"Peace Empowers": The Testimony of Aki Kurose, a Woman of Color in the Pacific Northwest

Frontiers, 2001 by M, Gail

Statistics from the 1990 census and other records indicate the socioeconomic differences between the Laurelhurst neighborhood, where Kurose taught, and the Rainier Valley neighborhood, where the proposed Aki Kurose school would be located. Over 28 percent of families in Rainier Valley lived below the poverty level; none lived below poverty level in Laurelhurst. The median income of the Rainier Valley community was one-half of the median income of the Laurelhurst community, and its median house value was one-fourth that of Laurelhurst's. The majority of people living in the Rainier Valley community were nonwhite. Asian/Pacific Islanders made up 37.7 percent of the population; 32.2 percent were black; 1.7 were Native American; and 1.5 percent were of "other" ethnic-racial origins. Only 26.9 percent were white compared to 90 percent in Laurelhurst. A 1997 newspaper reporter characterized the Rainier Valley as Seattle's most racially diverse community. "It also is a neighborhood on the mend after years of economic neglect and white flight," wrote the reporter.(23)

South Shore Middle School had the lowest Washington Assessment of Student Learning (WASL) test scores and the worst behavior and discipline record of all Seattle public middle schools, according to the year 2000 school comparison guide put out by the Seattle Times.(24) South Shore School faculty and staff wanted a fresh start and also desired to disassociate their newly moved school from the Sharples Building name, which had become negatively tied to catchall programs for troubled and previously expelled students. The community wanted a new name that would inspire the kind of changes it hoped to achieve with their new start in a new location. Aki Kurose seemed to be the perfect role model to inspire those changes.
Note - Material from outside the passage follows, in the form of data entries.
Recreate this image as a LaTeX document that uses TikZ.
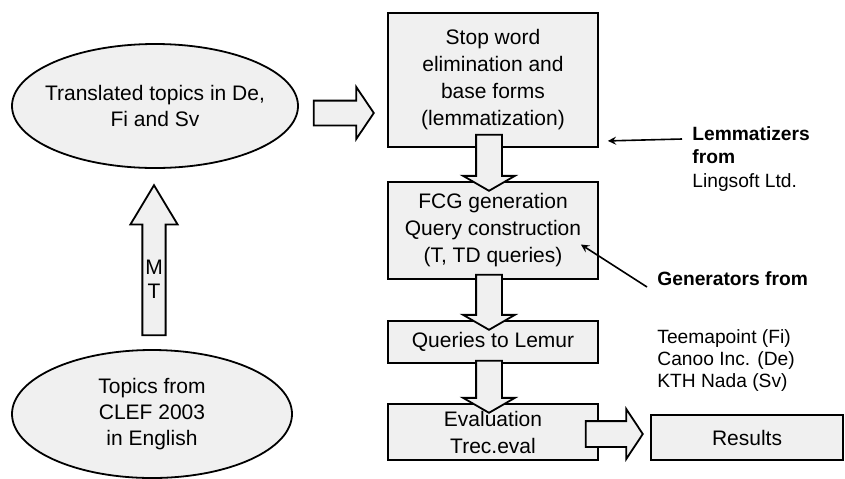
\documentclass[tikz,border=0pt]{standalone}
\usepackage{fontspec}
\setmainfont{Liberation Sans}
\usetikzlibrary{shapes.geometric,shapes.arrows}

\begin{document}
\begin{tikzpicture}[x=0.5pt, y=-0.5pt,
    ell/.style={draw, ellipse, line width=0.9pt, fill=gray!12, align=center, font=\fontsize{10.5}{13}\selectfont},
    stage/.style={draw, rectangle, line width=0.9pt, fill=gray!12, minimum width=105pt, inner ysep=2pt, align=center, font=\fontsize{10.5}{13.5}\selectfont},
    blk/.style={draw, single arrow, line width=0.9pt, fill=gray!12, inner sep=6pt, anchor=tail},
    downblk/.style={blk, shape border rotate=270, minimum width=25pt, single arrow head extend=6.5pt, single arrow tip angle=120},
    side/.style={anchor=base west, inner sep=0pt, font=\fontsize{9.6}{11.5}\selectfont},
    ptr/.style={->, >=stealth, line width=0.8pt}
]
\useasboundingbox (0,0) rectangle (845,478);

% Topics
\node[ell, minimum width=143pt, minimum height=62pt, inner xsep=-4.5pt] (transl) at (155,106) {Translated topics in De,\\Fi and Sv};
\node[ell, minimum width=140pt, minimum height=64pt] (topics) at (152,414) {Topics from\\CLEF 2003\\in English};

% Processing stages
\node[stage, minimum height=67pt] (lemma) at (493,80) {Stop word\\elimination and\\base forms\\(lemmatization)};
\node[stage, minimum height=48.5pt] (fcg) at (493,230.5) {FCG generation\\Query construction\\(T, TD queries)};
\node[stage, minimum height=21pt] (lemur) at (493,342) {Queries to Lemur};
\node[stage, minimum height=28pt] (eval) at (493,432) {Evaluation\\Trec.eval};
\node[stage, minimum width=96pt, minimum height=22.5pt] (results) at (747,437.5) {Results};

% Block arrows
\node[blk, shape border rotate=90, inner sep=1pt, minimum height=75pt, minimum width=23pt, single arrow head extend=6pt, single arrow tip angle=62, align=center, font=\fontsize{10.5}{12}\selectfont] (mt) at ([xshift=1pt,yshift=6.5pt]topics.north) {\mbox{}\\[5pt]M\\T};
\node[blk, inner sep=5.75pt, minimum height=30pt, minimum width=25pt, single arrow head extend=6.75pt, single arrow tip angle=112] (toproc) at ([xshift=7pt,yshift=-3.5pt]transl.east) {};
\node[downblk, minimum height=28pt] (down1) at ([xshift=-2pt,yshift=7pt]lemma.south) {};
\node[downblk, minimum height=27.5pt] (down2) at ([xshift=-2pt,yshift=3pt]fcg.south) {};
\node[downblk, minimum height=26pt] (down3) at ([xshift=-2pt,yshift=2pt]lemur.south) {};
\node[blk, minimum height=28.5pt, minimum width=24pt, single arrow head extend=6pt, single arrow tip angle=113] (tores) at ([xshift=-7pt,yshift=-1pt]eval.east) {};

% Tools
\node[side, font=\fontsize{9.6}{11.5}\selectfont\bfseries] (lemm) at (692,140) {Lemmatizers};
\node[side, font=\fontsize{9.6}{11.5}\selectfont\bfseries] (lemmfrom) at (692,163) {from};
\node[side] (lingsoft) at (692,187) {Lingsoft Ltd.};
\node[side, font=\fontsize{9.6}{11.5}\selectfont\bfseries] (gen) at (657,285) {Generators from};
\node[side] (teema) at (657,343) {Teemapoint (Fi)};
\node[side] (canoo) at (657,365) {Canoo Inc. (De)};
\node[side] (kth) at (657,387) {KTH Nada (Sv)};

\coordinate (lemmend) at ([xshift=4.5pt,yshift=3.5pt]lemma.south east);
\coordinate (genend) at ([xshift=-9pt,yshift=-7pt]fcg.east);
\draw[ptr] ([xshift=-5pt,yshift=0.5pt]lemm.base west) -- (lemmend);
\draw[ptr] ([xshift=-5pt,yshift=-1pt]gen.base west) -- (genend);

\end{tikzpicture}
\end{document}
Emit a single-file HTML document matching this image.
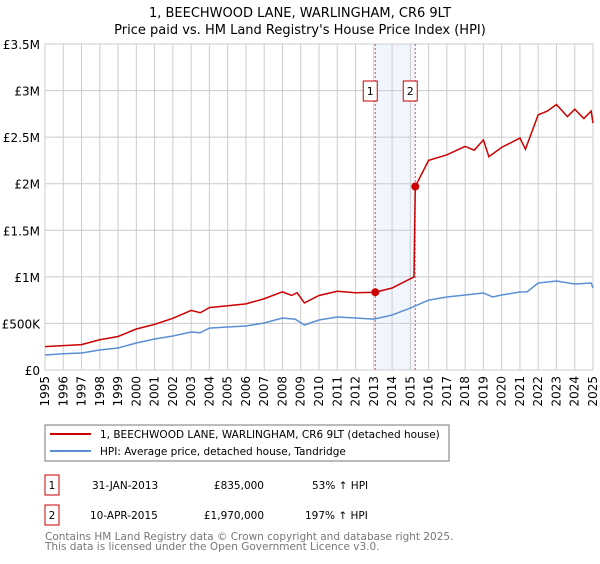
<!DOCTYPE html>
<html><head><meta charset="utf-8"><style>
body{margin:0;background:#fff;font-family:"DejaVu Sans","Liberation Sans",sans-serif;}
svg text{font-family:"DejaVu Sans","Liberation Sans",sans-serif;}
</style></head><body>
<svg id="chart" width="600" height="560" xmlns="http://www.w3.org/2000/svg">
<text x="300" y="17" text-anchor="middle" font-size="13">1, BEECHWOOD LANE, WARLINGHAM, CR6 9LT</text>
<text x="300" y="34" text-anchor="middle" font-size="13">Price paid vs. HM Land Registry's House Price Index (HPI)</text>
<g id="grid"></g><g id="marks"></g><g id="axes"></g>
<rect x="45" y="425" width="404" height="36" fill="#fff" stroke="#777"/>
<line x1="50" y1="434" x2="91" y2="434" stroke="#cc0000" stroke-width="2"/>
<text x="100" y="438" font-size="10.5">1, BEECHWOOD LANE, WARLINGHAM, CR6 9LT (detached house)</text>
<line x1="50" y1="451" x2="91" y2="451" stroke="#5b8fd4" stroke-width="2"/>
<text x="100" y="455" font-size="10.5">HPI: Average price, detached house, Tandridge</text>
<g>
<rect x="45" y="475" width="14" height="20" fill="#fff" stroke="#cc0000"/>
<text x="52" y="489" font-size="10.5" text-anchor="middle">1</text>
<text x="92" y="489" font-size="10.5">31-JAN-2013</text>
<text x="264" y="489" font-size="10.5" text-anchor="end">£835,000</text>
<text x="312" y="489" font-size="10.5">53% ↑ HPI</text></g>
<g>
<rect x="45" y="505" width="14" height="20" fill="#fff" stroke="#cc0000"/>
<text x="52" y="519" font-size="10.5" text-anchor="middle">2</text>
<text x="90" y="519" font-size="10.5">10-APR-2015</text>
<text x="264" y="519" font-size="10.5" text-anchor="end">£1,970,000</text>
<text x="305" y="519" font-size="10.5">197% ↑ HPI</text></g>
<text x="45" y="540" font-size="10.5" fill="#777">Contains HM Land Registry data © Crown copyright and database right 2025.</text>
<text x="45" y="550" font-size="10.5" fill="#777">This data is licensed under the Open Government Licence v3.0.</text>
</svg>
<script>
const hpiYears=[1995,1996,1997,1998,1999,2000,2001,2002,2003,2003.5,2004,2005,2006,2007,2008,2008.7,2009.2,2010,2011,2012,2013,2014,2015,2016,2017,2018,2019,2019.5,2020,2021,2021.4,2022,2023,2024,2024.9,2025];
const hpiValues=[161000,175000,183000,215000,236000,290000,333000,365000,408000,400000,450000,462000,472000,505000,558000,545000,483000,537000,569000,558000,546000,590000,665000,750000,784000,805000,827000,784000,805000,837000,840000,934000,956000,923000,934000,880000];
const priceYears=[1995,1996,1997,1998,1999,2000,2001,2002,2003,2003.5,2004,2005,2006,2007,2008,2008.5,2008.8,2009.2,2010,2011,2012,2013.08,2014,2015.2,2015.27,2016,2017,2018,2018.5,2019,2019.3,2020,2021,2021.3,2022,2022.5,2023,2023.6,2024,2024.5,2024.9,2025];
const priceValues=[251000,262000,273000,325000,360000,440000,490000,555000,640000,615000,670000,690000,710000,765000,840000,800000,830000,720000,800000,845000,830000,835000,880000,1000000,1970000,2250000,2310000,2400000,2360000,2470000,2290000,2390000,2490000,2370000,2740000,2780000,2850000,2720000,2800000,2700000,2780000,2650000];
const saleYears=[2013.08,2015.27];
const saleValues=[835000,1970000];
const saleLabels=["1","2"];
const yTicks=[0,500000,1000000,1500000,2000000,2500000,3000000,3500000];
const yTickLabels=["£0","£500K","£1M","£1.5M","£2M","£2.5M","£3M","£3.5M"];
const X0=45,X1=593,Y0=370,Y1=44;
const xs=y=>X0+(y-1995)/30*(X1-X0);
const ys=v=>Y0-v/3500000*(Y0-Y1);
const NS="http://www.w3.org/2000/svg";
function mk(parent,tag,attrs){const e=document.createElementNS(NS,tag);for(const k in attrs)e.setAttribute(k,attrs[k]);document.getElementById(parent).appendChild(e);return e;}
mk('grid','rect',{x:X0,y:Y1,width:X1-X0,height:Y0-Y1,fill:'#fff',stroke:'#ccc'});
const shade=mk('grid','rect',{x:xs(saleYears[0]),y:Y1,width:xs(saleYears[1])-xs(saleYears[0]),height:Y0-Y1,fill:'#f1f5fd'});


for(let y=1995;y<=2025;y++){
 const g=mk('grid','line',{x1:xs(y),x2:xs(y),y1:Y1,y2:Y0,stroke:'#ccc'});
 
 
 const t=mk('axes','text',{x:0,y:0,'font-size':12,'text-anchor':'end',transform:`translate(${xs(y)+4},${Y0+6}) rotate(-90)`});
 t.textContent=y;
 
 
}
yTicks.forEach((v,i)=>{
 const g=mk('grid','line',{x1:X0,x2:X1,y1:ys(v),y2:ys(v),stroke:'#ccc'});
 
 
 const t=mk('axes','text',{x:X0-5,y:ys(v)+5,'font-size':12,'text-anchor':'end'});
 t.textContent=yTickLabels[i];
 
 
});
saleYears.forEach((yr,i)=>{
 const l=mk('marks','line',{x1:xs(yr),x2:xs(yr),y1:Y1,y2:Y0,stroke:'#e05050','stroke-dasharray':'2,2'});
 
 
});
const hp=mk('marks','polyline',{points:hpiYears.map((y,i)=>xs(y)+','+ys(hpiValues[i])).join(' '),fill:'none',stroke:'#5b8fd4','stroke-width':1.5});


const pp=mk('marks','polyline',{points:priceYears.map((y,i)=>xs(y)+','+ys(priceValues[i])).join(' '),fill:'none',stroke:'#cc0000','stroke-width':1.5});


saleYears.forEach((yr,i)=>{
 const c=mk('marks','circle',{cx:xs(yr),cy:ys(saleValues[i]),r:4,fill:'#cc0000'});
 
 
 const b=mk('marks','rect',{x:xs(yr)-12,y:81,width:14,height:20,fill:'#fff',stroke:'#cc0000'});
 
 
 const t=mk('marks','text',{x:xs(yr)-5,y:95,'font-size':11,'text-anchor':'middle'});
 t.textContent=saleLabels[i];
 
 
});
</script>
</body></html>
Wilson, who was a Family Center consultant for South Shore Middle School helping primarily disadvantaged students and their families, led a multicultural, community-wide effort to name the Rainier Valley school the Aki Kurose Middle School Academy. There was broad-based community support for the name change. Over one thousand community members, alumni, students, and staff of South Shore School had signed petitions supporting the new name.(25) A letter to the school board from the staff of South Shore Middle School stated that Kurose would "provide an inspirational model for our students."(26) The South Shore PTA supported the proposal to rename the school the Aki Kurose Middle School, stating, "Ms. Kurose's ideals of peace and cooperation provide a valuable vision for the Rainier Valley and our school community."(27) A multicultural elite group of politicians, including Governor Gary Locke, King County Executive Ron Sims, school board member Jan Kumasaka, Representative Sharon Tomiko-Santos, Assistant Democratic Whip of the Washington State House of Representatives and State Representative Kip Tokuda, King County Council member Larry Gossett, and Seattle City Council member Richard McIver were supporters of the name change. But naming a building is not a simple process and often provokes heated debates as to who is most worthy of the honor. School boards across the nation have been challenged to choose school names to recognize and honor multiculturalism and the growing diversity of school districts no longer clearly dominated by a majority racial or ethnic student population. This name change to Aki Kurose Middle School Academy was fraught with much controversy and illustrates lingering issues of what it means to be a woman of color in the Pacific Northwest. Although the name change was requested by the South Shore School community, the renaming of their school also meant changing the name of the Sharples Building they relocated to. Thus, the desired fresh start with the inspirational name of Kurose meant the erasing of the name of Sharples.